BEGIN Data lines
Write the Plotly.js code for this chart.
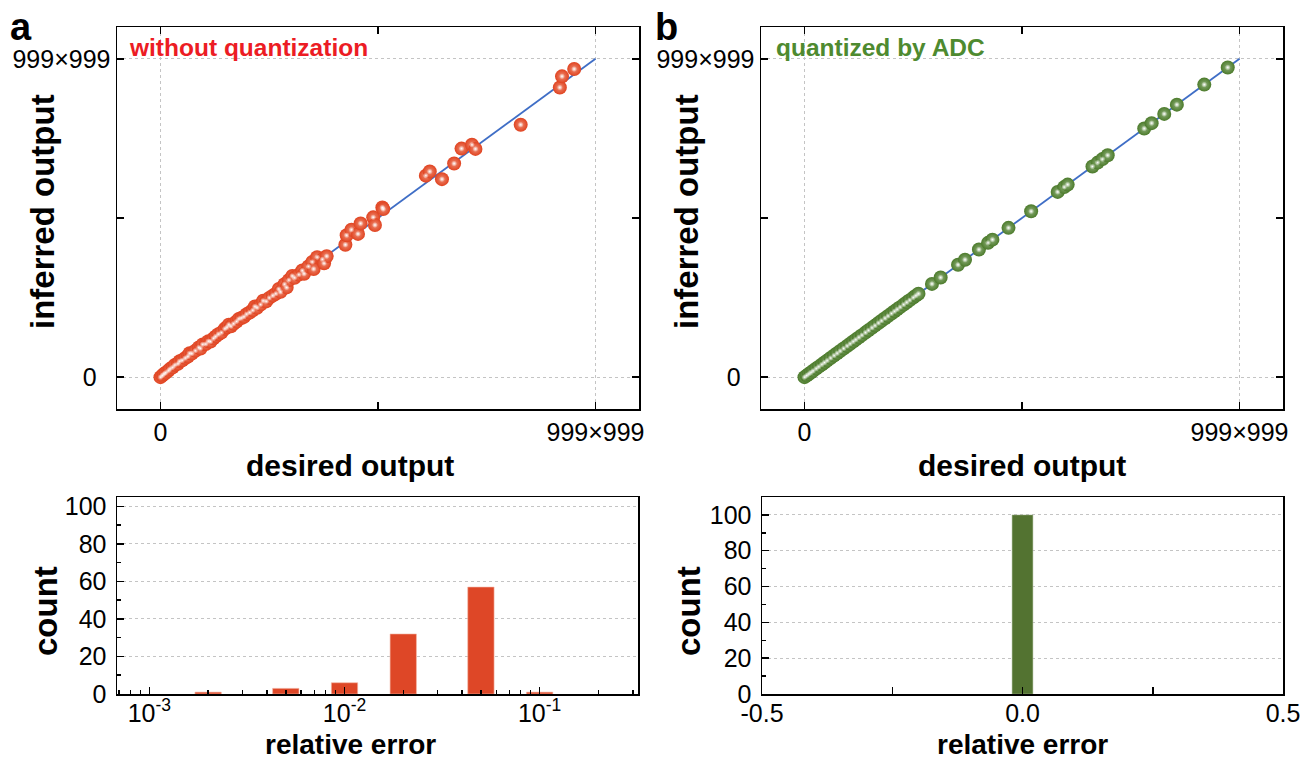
<!DOCTYPE html>
<html>
<head>
<meta charset="utf-8">
<script src="https://cdn.plot.ly/plotly-3.0.1.min.js"></script>
<style>
  html, body { margin: 0; padding: 0; background: #ffffff; }
  #chart { width: 1302px; height: 761px; }
</style>
</head>
<body>
<div id="chart"></div>
<script>
// ---------- data (values normalized to 999×999) ----------
const desiredA = [0.000,0.004,0.008,0.012,0.018,0.022,0.028,0.033,0.040,0.044,0.050,0.057,0.063,0.067,0.072,0.080,0.088,0.092,0.097,0.104,0.110,0.115,0.122,0.127,0.133,0.140,0.148,0.153,0.157,0.162,0.168,0.175,0.180,0.186,0.192,0.198,0.205,0.212,0.217,0.222,0.230,0.236,0.243,0.250,0.258,0.265,0.272,0.276,0.285,0.290,0.295,0.303,0.308,0.318,0.326,0.330,0.340,0.349,0.352,0.360,0.372,0.376,0.382,0.425,0.428,0.439,0.454,0.460,0.489,0.493,0.510,0.512,0.610,0.619,0.647,0.675,0.692,0.716,0.724,0.828,0.918,0.923,0.951];
const inferredA = [0.000,0.005,0.010,0.014,0.020,0.026,0.031,0.038,0.042,0.050,0.053,0.060,0.065,0.075,0.074,0.083,0.093,0.090,0.103,0.104,0.113,0.112,0.122,0.128,0.135,0.140,0.152,0.157,0.165,0.160,0.168,0.175,0.183,0.186,0.190,0.198,0.203,0.210,0.222,0.218,0.228,0.240,0.238,0.249,0.256,0.262,0.277,0.268,0.292,0.282,0.305,0.318,0.312,0.322,0.335,0.325,0.348,0.362,0.340,0.377,0.370,0.358,0.380,0.416,0.446,0.463,0.450,0.483,0.502,0.478,0.533,0.528,0.633,0.646,0.622,0.671,0.718,0.730,0.717,0.793,0.910,0.945,0.968];

const desiredB = [0,0.005,0.010,0.015,0.020,0.027,0.033,0.040,0.046,0.052,0.060,0.068,0.075,0.082,0.090,0.098,0.105,0.112,0.118,0.125,0.132,0.140,0.147,0.155,0.162,0.170,0.177,0.185,0.192,0.200,0.207,0.213,0.220,0.228,0.235,0.242,0.250,0.256,0.262,0.293,0.313,0.353,0.369,0.401,0.422,0.432,0.469,0.521,0.582,0.597,0.605,0.662,0.674,0.685,0.697,0.781,0.798,0.827,0.856,0.919,0.973];
const inferredB = [0,0.005,0.010,0.015,0.020,0.027,0.033,0.040,0.046,0.052,0.060,0.068,0.075,0.082,0.090,0.098,0.105,0.112,0.118,0.125,0.132,0.140,0.147,0.155,0.162,0.170,0.177,0.185,0.192,0.200,0.207,0.213,0.220,0.228,0.235,0.242,0.250,0.256,0.262,0.293,0.313,0.353,0.369,0.401,0.422,0.432,0.469,0.521,0.582,0.597,0.605,0.662,0.674,0.685,0.697,0.781,0.798,0.827,0.856,0.919,0.973];

const idealX = [0, 1];
const idealY = [0, 1];

const scatterTickVals = [0, 1];
const scatterXTickText = ['0', '999×999'];
const scatterYTickText = ['0\u00a0\u00a0', '999×999'];

const errBinsA = [0.002, 0.005, 0.01, 0.02, 0.05, 0.1];
const countsA = [1, 3, 6, 32, 57, 1];
const errBinsB = [0.0];
const countsB = [100];

const logTickVals = [-3, -2, -1];
const logTickText = ['10<sup>-3</sup>', '10<sup>-2</sup>', '10<sup>-1</sup>'];
const countTicks = [0, 20, 40, 60, 80, 100];
const linTickVals = [-0.5, 0.0, 0.5];
const linTickText = ['-0.5', '0.0', '0.5'];

// ---------- helpers ----------
const W = 1302, H = 761;
const px = x => x / W;
const py = y => 1 - y / H;
const FONT = 'Liberation Sans, Arial, sans-serif';
const RED = '#E0421F';
const GREEN = '#4B7A2A';
const BLUE = '#3F6EC6';

const minorLog = [];
[-4, -3, -2, -1].forEach(d => { for (let k = 2; k <= 9; k++) minorLog.push(Math.log10(k * Math.pow(10, d))); });

const gridDot = { gridcolor: '#c4c4c4', griddash: 'dot', gridwidth: 1 };

function scatterAxis(domain, anchor, ticktext) {
  return Object.assign({
    domain: domain, anchor: anchor, range: [-0.1, 1.1],
    tickmode: 'array', tickvals: scatterTickVals, ticktext: ticktext,
    ticks: 'inside', ticklen: 7, tickwidth: 1.5, tickcolor: '#000',
    showline: true, linecolor: '#000', linewidth: 1.5, mirror: 'ticks',
    showgrid: true, zeroline: false,
    minor: { tickvals: [0.5], ticks: 'inside', ticklen: 7, tickwidth: 1.5, tickcolor: '#000', showgrid: false },
    tickfont: { family: FONT, size: 25, color: '#000' },
    fixedrange: true
  }, gridDot);
}

function balls(x, y, xa, ya, color, mid) {
  return [
    { type: 'scatter', mode: 'markers', x: x, y: y, xaxis: xa, yaxis: ya,
      marker: { size: 14, color: color, gradient: { type: 'radial', color: mid }, line: { width: 0 } } },
    { type: 'scatter', mode: 'markers', x: x, y: y, xaxis: xa, yaxis: ya, hoverinfo: 'skip',
      marker: { size: 6, color: 'rgba(255,255,255,0)', gradient: { type: 'radial', color: '#ffffff' }, line: { width: 0 } } }
  ];
}

const traces = [].concat(
  [{ type: 'scatter', mode: 'lines', x: idealX, y: idealY, xaxis: 'x', yaxis: 'y',
     line: { color: BLUE, width: 1.8 }, hoverinfo: 'skip' }],
  balls(desiredA, inferredA, 'x', 'y', RED, '#ef8d74'),
  [{ type: 'scatter', mode: 'lines', x: idealX, y: idealY, xaxis: 'x2', yaxis: 'y2',
     line: { color: BLUE, width: 1.8 }, hoverinfo: 'skip' }],
  balls(desiredB, inferredB, 'x2', 'y2', GREEN, '#8fb07a'),
  [
    { type: 'bar', x: errBinsA.map(Math.log10), y: countsA, xaxis: 'x3', yaxis: 'y3', width: 0.135,
      marker: { color: '#DE4727', line: { color: '#f3b9a8', width: 0.6 } } },
    { type: 'bar', x: errBinsB, y: countsB, xaxis: 'x4', yaxis: 'y4', width: 0.04,
      marker: { color: '#537331', line: { color: '#a9b996', width: 0.5 } } }
  ]
);

function countAxis(domain, anchor, top) {
  return Object.assign({
    domain: domain, anchor: anchor, range: [0, top],
    tickmode: 'array', tickvals: countTicks,
    ticks: 'inside', ticklen: 7, tickwidth: 1.5, tickcolor: '#000',
    showline: true, linecolor: '#000', linewidth: 1.5, mirror: true,
    showgrid: true, zeroline: false,
    minor: { dtick: 10, tick0: 0, ticks: 'inside', ticklen: 4, tickwidth: 1.5, tickcolor: '#000', showgrid: false },
    tickfont: { family: FONT, size: 25, color: '#000' },
    ticklabelstandoff: 4,
    fixedrange: true
  }, gridDot);
}

function ann(text, x, y, size, opts) {
  return Object.assign({ text: text, x: px(x), y: py(y), xref: 'paper', yref: 'paper',
    xanchor: 'center', yanchor: 'middle', showarrow: false,
    font: { family: FONT, size: size, color: '#000' } }, opts || {});
}

const layout = {
  width: W, height: H,
  margin: { l: 0, r: 0, t: 0, b: 0 },
  paper_bgcolor: '#fff', plot_bgcolor: '#fff',
  showlegend: false,
  bargap: 0,
  xaxis: scatterAxis([px(117), px(639)], 'y', scatterXTickText),
  yaxis: scatterAxis([py(409), py(27)], 'x', scatterYTickText),
  xaxis2: scatterAxis([px(761), px(1283)], 'y2', scatterXTickText),
  yaxis2: scatterAxis([py(409), py(27)], 'x2', scatterYTickText),
  xaxis3: {
    domain: [px(117), px(638)], anchor: 'y3', range: [-3.166, -0.496],
    tickmode: 'array', tickvals: logTickVals, ticktext: logTickText,
    ticks: 'inside', ticklen: 7, tickwidth: 1.5, tickcolor: '#000',
    showline: true, linecolor: '#000', linewidth: 1.5, mirror: true,
    showgrid: false, zeroline: false,
    minor: { tickvals: minorLog, ticks: 'inside', ticklen: 4, tickwidth: 1.5, tickcolor: '#000', showgrid: false },
    tickfont: { family: FONT, size: 25, color: '#000' },
    ticklabelstandoff: -4,
    fixedrange: true
  },
  yaxis3: countAxis([py(694), py(497)], 'x3', 105),
  xaxis4: {
    domain: [px(762), px(1283)], anchor: 'y4', range: [-0.5, 0.5],
    tickmode: 'array', tickvals: linTickVals, ticktext: linTickText,
    ticks: 'inside', ticklen: 7, tickwidth: 1.5, tickcolor: '#000',
    showline: true, linecolor: '#000', linewidth: 1.5, mirror: true,
    showgrid: false, zeroline: false,
    minor: { tickvals: [-0.25, 0.25], ticks: 'inside', ticklen: 7, tickwidth: 1.5, tickcolor: '#000', showgrid: false },
    tickfont: { family: FONT, size: 25, color: '#000' },
    ticklabelstandoff: -4,
    fixedrange: true
  },
  yaxis4: countAxis([py(694), py(497)], 'x4', 110),
  annotations: [
    ann('<b>a</b>', 8, 50, 38, { xanchor: 'left', yanchor: 'bottom' }),
    ann('<b>b</b>', 653, 50, 38, { xanchor: 'left', yanchor: 'bottom' }),
    ann('<b>without quantization</b>', 127, 48, 24.5, { xanchor: 'left', font: { family: FONT, size: 24.5, color: '#EC1C24' } }),
    ann('<b>quantized by ADC</b>', 774, 48, 24.5, { xanchor: 'left', font: { family: FONT, size: 24.5, color: '#4E8A30' } }),
    ann('<b>desired output</b>', 350, 465, 30),
    ann('<b>desired output</b>', 1022, 465, 30),
    ann('<b>inferred output</b>', 43, 212, 33, { textangle: -90 }),
    ann('<b>inferred output</b>', 687, 212, 33, { textangle: -90 }),
    ann('<b>count</b>', 45, 611, 33, { textangle: -90 }),
    ann('<b>count</b>', 688, 611, 33, { textangle: -90 }),
    ann('<b>relative error</b>', 350, 744, 28),
    ann('<b>relative error</b>', 1022, 744, 28)
  ]
};

Plotly.newPlot('chart', traces, layout, { displayModeBar: false, staticPlot: true });
</script>
</body>
</html>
END Data lines
● **Directive**: Using the material above, report each line where "chart" occurs.

● **Reply**:
Write the Plotly.js code for this chart.
  #chart { width: 1302px; height: 761px; }
<div id="chart"></div>
Plotly.newPlot('chart', traces, layout, { displayModeBar: false, staticPlot: true });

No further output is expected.